In 1997, Srikailainathan was swept up with other young people and put in an internment camp, where they were interrogated for months. During that time, he suffered with high fever but kept studying. He was released days before the government’s annual exams that determine whether students can pursue higher education.

Srikailainathan scored so high on the exams that he was selected to study at Royal College in Colombo with a government scholarship. He received his bachelor’s degree in engineering in 2004 and worked for a telecommunications company for three years. With the money he saved from his job, he applied for graduate school at Cal State Fullerton.

Today, he is preparing to graduate with a master’s degree in electrical engineering and will participate in commencement ceremonies May 23.

Along with his degree, the 29-year-old international student, who is living with relatives in Cerritos, will leave the campus the winner of two of the university’s top graduate honors — the President’s Associates Outstanding Graduate Award and the International Understanding Award.

He is hoping his parents will be granted a visa to come from Sri Lanka to watch him graduate. He wants to thank them for their sacrifices.

When times were terrible in Sri Lanka and Srikailainathan was depressed and grieving the loss of his friends and relatives who were tortured and killed, he said his parents would tell him: “You cannot lose hope, but the only way out is through education.”

“My mother couldn’t get an education higher than elementary school and my dad only has a junior high education,” Srikailainathan said. “They couldn’t have a good, prosperous life but they wanted me to have one. My whole community encouraged me to study so I could have a good life.”

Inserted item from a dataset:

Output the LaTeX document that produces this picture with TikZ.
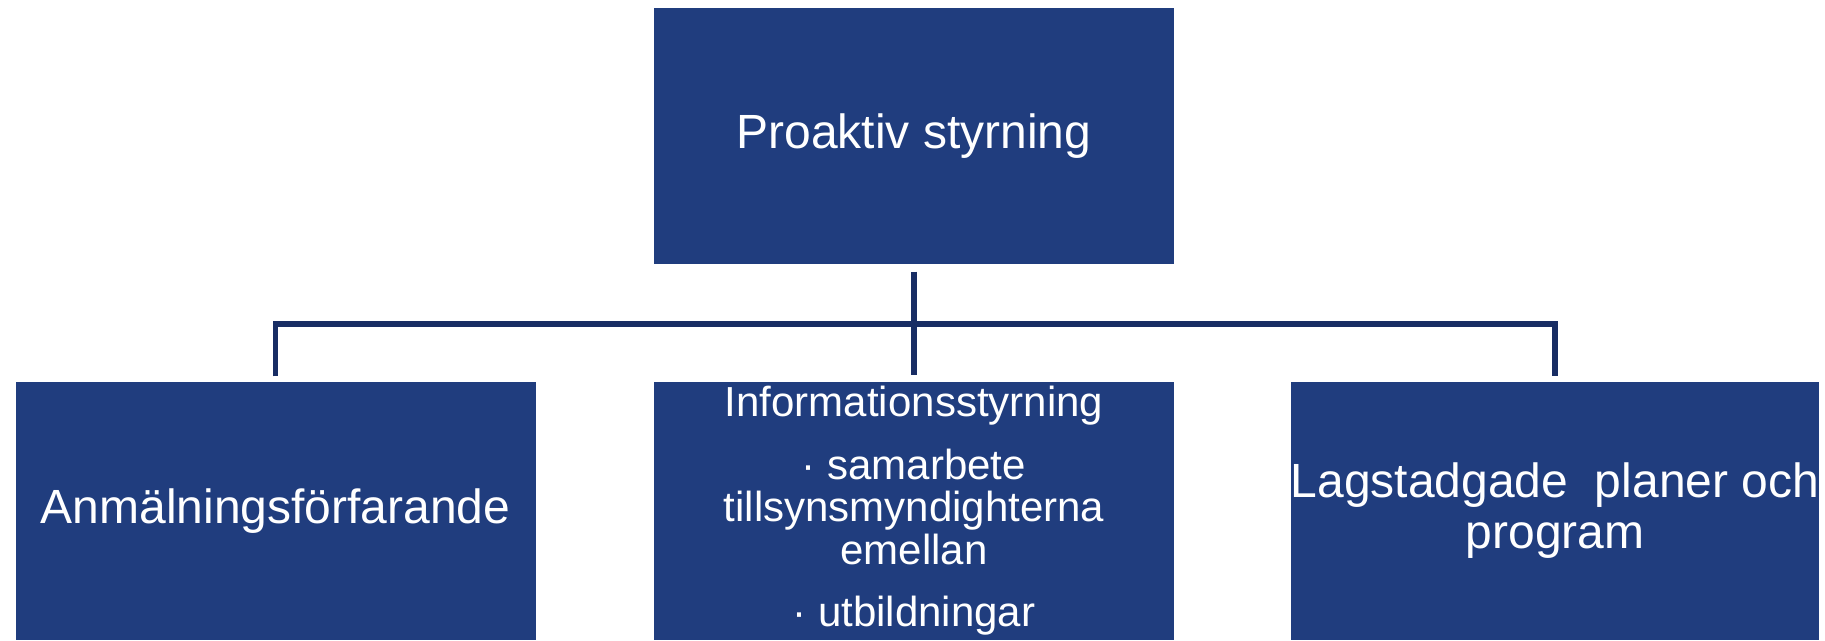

Srikailainathan, who has a 3.97 grade point average, has served as a volunteer tutor to undergraduate math and engineering majors and has participated in food and clothing drives for the needy in Orange County. As an undergrad in Sri Lanka, he served as a mentor to youngsters, passing on to them words and encouragement he received from his parents.

“Knowledge is power,” said Srikailainathan, who plans to pursue a doctorate in engineering. “That is the dictum that has governed me since childhood. Education is the answer. I got a lot of opportunities and my ultimate goal is to give back, teach what I’ve learned.”